Re: Sense – A choreographic and philosophical journey through the senses / Iris Athanasiadi (2020)

Re: Sense - A choreographic and philosophical journey through the senses

Author: Iris Athanasiadi

Course: MFA Choreography

Year: 2020

Abstract

This thesis is a choreographic and philosophical inquiry; it explores how the different senses contribute to our perception of the world, combining ideas from architecture, phenomenology and the philosophy of cognitive science and integrating them into a choreographic practice. It also examines ways of addressing and awakening our multimodal perception through participatory open-ended performative events, which are interpreted, imagined and felt with the receiver’s full capacity as Umberto Eco suggests (1989), while weaving a method for creating performances to be experienced with the totality of the senses.

Starting with a philosophical framework – drawing primarily from the works of G. Bachelard (1964), M. Merleau-Ponty (1974), and A. Noë (2004, 2012) – the thesis discusses how creative imagination and active perception are essential states within the process of developing our sense of “being-in-the-world” (Heidegger, 1996); how we connect and interact with our environment.

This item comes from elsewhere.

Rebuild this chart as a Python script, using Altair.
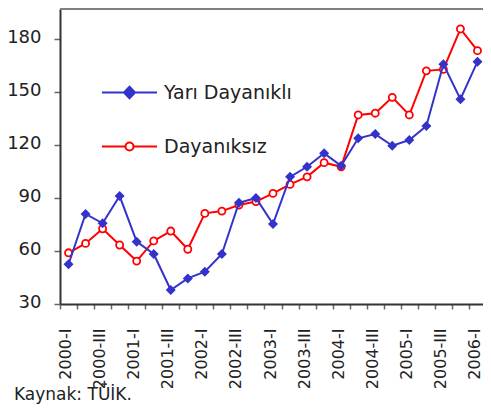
import json
import altair as alt
import pandas as pd

quarters = ["2000-I", "2000-II", "2000-III", "2000-IV",
            "2001-I", "2001-II", "2001-III", "2001-IV",
            "2002-I", "2002-II", "2002-III", "2002-IV",
            "2003-I", "2003-II", "2003-III", "2003-IV",
            "2004-I", "2004-II", "2004-III", "2004-IV",
            "2005-I", "2005-II", "2005-III", "2005-IV",
            "2006-I"]
yari_dayanikli = [52.5, 81, 75.7, 91.1, 65.3, 58.3, 37.9, 44.5, 48.3, 58.3,
                  87.3, 90, 75.3, 102, 107.7, 115.3, 108.3, 123.8, 126.2,
                  119.6, 122.8, 130.8, 165.7, 145.9, 167.2]
dayaniksiz = [59, 64.3, 72.6, 63.4, 54.3, 65.7, 71.3, 61, 81.3, 82.6, 86,
              88, 92.6, 97.7, 102, 110, 107.7, 137, 138, 147, 137, 162,
              162.8, 185.7, 173.4]
series_names = ["Yarı Dayanıklı", "Dayanıksız"]
y_ticks = [30, 60, 90, 120, 150, 180]
shown_labels = quarters[::2]

BLUE = "#3333CC"
RED = "#FF0000"
FONT = "DejaVu Sans"
TXT = "#222222"

W = 423
H = 295

rows = []
for q, v in zip(quarters, yari_dayanikli):
    rows.append({"quarter": q, "value": v, "series": series_names[0]})
for q, v in zip(quarters, dayaniksiz):
    rows.append({"quarter": q, "value": v, "series": series_names[1]})
df = pd.DataFrame(rows)

label_expr = ("indexof(" + json.dumps(shown_labels) +
              ", datum.value) >= 0 ? datum.value : ''")

x_enc = alt.X(
    "quarter:N", sort=quarters, title=None, bandPosition=0.5,
    scale=alt.Scale(type="band", paddingInner=0, paddingOuter=0,
                    range=[0, 426]),
    axis=alt.Axis(tickBand="extent", tickSize=5, tickColor="#666666",
                  tickWidth=1.5, domainColor="#333333", domainWidth=2,
                  labelAngle=270, labelAlign="right", labelBaseline="middle",
                  labelPadding=19, labelFontSize=16, labelFont=FONT,
                  labelColor=TXT, labelOverlap=False, labelExpr=label_expr,
                  labelOffset=-3, grid=False),
)
y_enc = alt.Y(
    "value:Q", title=None,
    scale=alt.Scale(domain=[30, 197], nice=False, zero=False),
    axis=alt.Axis(values=y_ticks, tickSize=6, tickColor="#666666",
                  tickWidth=1.5, domainColor="#333333", domainWidth=2,
                  labelPadding=13, labelFontSize=18, labelFont=FONT,
                  labelColor=TXT, labelOffset=-2, grid=False),
)

base = alt.Chart(df)

top_border = alt.Chart(df).mark_rule(color="#808080", strokeWidth=2).encode(
    x=alt.value(0), x2=alt.value(W), y=alt.value(0))

red_line = base.transform_filter(alt.datum.series == series_names[1]).mark_line(
    color=RED, strokeWidth=2).encode(x=x_enc, y=y_enc)
red_pts = base.transform_filter(alt.datum.series == series_names[1]).mark_point(
    shape="circle", size=50, fill="white", stroke=RED, strokeWidth=1.8,
    opacity=1, filled=False).encode(x=x_enc, y=y_enc)
blue_line = base.transform_filter(alt.datum.series == series_names[0]).mark_line(
    color=BLUE, strokeWidth=2).encode(x=x_enc, y=y_enc)
blue_pts = base.transform_filter(alt.datum.series == series_names[0]).mark_point(
    shape="diamond", size=100, filled=True, color=BLUE, strokeWidth=1,
    opacity=1).encode(x=x_enc, y=y_enc)

path_blue = "M-1.04,0H1.04M0,-0.22L0.21,0L0,0.22L-0.21,0Z"
r = 0.151
path_red = (f"M-1.04,0H-{r}M{r},0H1.04"
            f"M-{r},0A{r},{r} 0 1,0 {r},0A{r},{r} 0 1,0 -{r},0Z")

leg = alt.Legend(title=None, orient="none", legendX=42, legendY=56,
                 symbolSize=2809, symbolStrokeWidth=2, labelFontSize=19,
                 labelFont=FONT, labelColor=TXT, labelOffset=7,
                 rowPadding=16, padding=0, labelLimit=300, symbolOpacity=1)

ghost = base.transform_filter("false").mark_point(
    filled=True, strokeWidth=2, opacity=1).encode(
    x=x_enc, y=y_enc,
    shape=alt.Shape("series:N", scale=alt.Scale(domain=series_names,
                    range=[path_blue, path_red]), legend=leg),
    stroke=alt.Stroke("series:N", scale=alt.Scale(domain=series_names,
                      range=[BLUE, RED]), legend=leg),
    fill=alt.Fill("series:N", scale=alt.Scale(domain=series_names,
                  range=[BLUE, "white"]), legend=leg),
)

chart = alt.layer(top_border, red_line, red_pts, blue_line, blue_pts,
                  ghost).properties(
    width=W, height=H,
    autosize=alt.AutoSizeParams(type="none"),
    padding={"left": 52, "top": 1, "right": 0, "bottom": 100},
    title=alt.TitleParams("Kaynak: TÜİK.", orient="bottom", anchor="start",
                          frame="group", fontSize=17, fontWeight="normal",
                          font=FONT, color=TXT, dx=-46, offset=-2),
).configure_view(stroke=None)

chart.save("out.html", embed_options={"renderer": "svg", "actions": False})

It continues with an exploration of the main compositional elements of performative events (body, space and time) and the dialectics of their interconnections. It also looks into the senses as perceptual systems through which we experience the world and discusses how they can be heightened through multisensory experiences. In the last chapter, the focus is on interlacing the research findings with the compositional process of the experienced performative piece Re: Sense , thus providing an opportunity to further connect theory with practice.

In this research, the recipients of performative events are referred to as the ‘experiencers’ and are placed in the spotlight; they are encouraged to become active explorers and develop a poetic exchange – one which both generates and searches for meaning – with their environment through their body and senses. The choreographer, in this work, takes on multiple roles; creator, facilitator, co-author, performer. By implementing the choreographic process which is unfolding throughout this thesis, the relationship between the body and the world can be investigated, enriched, and re-imagined.

Open-ended practices which highlight the role of the subjective experience, like the one examined in this thesis, provide us with a multimodal, interdisciplinary and multisensory approach to research which begins with and circulates around the body. Rather than crystallized methods of creating, they are constantly evolving methods of inquiry.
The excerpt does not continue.